Inside the building, she didn’t turn on the lights, and she locked the door behind us.
“We don’t board animals, so there’s no one on night duty here,” she explained, leading us to the OR.
The operating table was meant for animals up to the size of, say, a large Saint Bernard, and my legs dangled off it. The metal was cold under my back, and the lights were way too bright. I closed my eyes.
Max, I forbid you to take out the chip. The Voice sounded uncharacteristically stern.
Yeah, forbid me, I thought tiredly. That’s always worked so well for everyone else.
“First, I’m going to give you some Valium, just to help you relax,” said Dr. Martinez, starting an IV in my nonchip arm. “I’m also going to take a chest X-ray and do some blood work, just to make sure you’re not sick or anything.”

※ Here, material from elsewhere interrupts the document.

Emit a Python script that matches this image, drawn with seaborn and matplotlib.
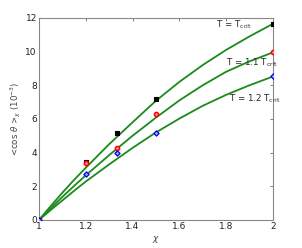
import numpy as np
import pandas as pd
import matplotlib
matplotlib.use("Agg")
import matplotlib.pyplot as plt
import seaborn as sns

# measured points
chi_pts = [1.0, 1.2, 4 / 3, 1.5, 2.0]
tc_pts = [0.0, 3.45, 5.15, 7.2, 11.65]
tc11_pts = [0.0, 3.4, 4.3, 6.3, 9.95]
tc12_pts = [0.0, 2.7, 4.0, 5.15, 8.55]

# fitted curves
chi_fit = [1.0, 1.05, 1.1, 1.15, 1.2, 1.3, 1.4, 1.5, 1.6, 1.7, 1.8, 1.9, 2.0]
tc_fit = [0.0, 0.82, 1.62, 2.38, 3.1, 4.5, 5.8, 7.08, 8.2, 9.2, 10.1, 10.9, 11.65]
tc11_fit = [0.0, 0.69, 1.37, 2.02, 2.65, 3.85, 5.0, 6.08, 7.1, 8.0, 8.8, 9.42, 9.95]
tc12_fit = [0.0, 0.59, 1.16, 1.73, 2.28, 3.3, 4.28, 5.2, 6.02, 6.78, 7.43, 8.0, 8.52]

sns.set_style("white")
plt.rcParams['font.family'] = ['DejaVu Sans']

fig = plt.figure(figsize=(3.02, 2.48), dpi=100)
ax = fig.add_axes([0.129, 0.113, 0.775, 0.815])

green = "#1a8a1a"
for fit in [tc_fit, tc11_fit, tc12_fit]:
    sns.lineplot(x=chi_fit, y=fit, ax=ax, color=green, linewidth=1.3, zorder=2)

sns.scatterplot(x=chi_pts, y=tc_pts, ax=ax, marker="s", s=8, color="black",
                edgecolor="black", linewidth=0.8, zorder=3)
sns.scatterplot(x=chi_pts, y=tc11_pts, ax=ax, marker="o", s=9, facecolor="#ff9090",
                edgecolor="red", linewidth=1.1, zorder=3)
sns.scatterplot(x=chi_pts, y=tc12_pts, ax=ax, marker="D", s=7, facecolor="#a0a0ff",
                edgecolor="blue", linewidth=0.9, zorder=4)

ax.text(1.755, 11.4, r"T = T$_{\rm crit}$", fontsize=6.3)
ax.text(1.80, 9.15, r"T = 1.1 T$_{\rm crit}$", fontsize=6.3)
ax.text(1.81, 7.05, r"T = 1.2 T$_{\rm crit}$", fontsize=6.3)

ax.set_xlim(1, 2)
ax.set_ylim(0, 12)
ax.set_xticks([1, 1.2, 1.4, 1.6, 1.8, 2])
ax.set_xticklabels(["1", "1.2", "1.4", "1.6", "1.8", "2"])
ax.set_yticks([0, 2, 4, 6, 8, 10, 12])
ax.tick_params(direction="in", length=2.5, width=0.6, colors="#666666",
               labelcolor="#222222", labelsize=6.5, top=True, right=True, pad=1.5)
for sp in ax.spines.values():
    sp.set_color("#888888")
    sp.set_linewidth(0.8)

ax.set_xlabel(r"$\chi$", fontsize=6.5, color="#444444", labelpad=2)
ax.set_ylabel(r"<cos $\theta$ >$_\chi$ (10$^{-3}$)", fontsize=6.2, color="#444444", labelpad=2)

fig.savefig("out.png", dpi=100)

Because of my less-than-socially-accepted bizarro childhood at the hands of evil scientists, I have an overwhelming reaction to science lab–type smells, like alcohol, plastic tubing, floor cleaner, etc. When Dr. Martinez put the IV in, I had to grip the sides of the table to keep myself from leaping up and racing out of there, preferably punching a couple people first.
My heart was pounding, my breath coming shallower, and I could feel the white lightning of adrenaline starting to seep into my veins.
You know what? Turns out Valium just shuts that stuff right down!
“This is great,” I said with cheerful grogginess. “I feel so...calm.”
“You’re okay, Max,” said Ella, patting my shoulder.
“You still want to do this?” Fang asked. “Bark once for yes.”
I stuck my tongue out at him. With any luck at all, whatever grotesque thing would probably replace the Erasers wouldn’t be able to track us once the chip was out. And maybe the Voice would be gone forever too. I wasn’t positive the chip was connected to the Voice, but it seemed likely. Even though the Voice had been kind of helpful sometimes, I still wanted everyone out of my head except me.
Which is such a pathetic sentence, one that probably not a lot of people need to say.
Then Dr. Martinez stretched out my chipped arm and fastened it to the table.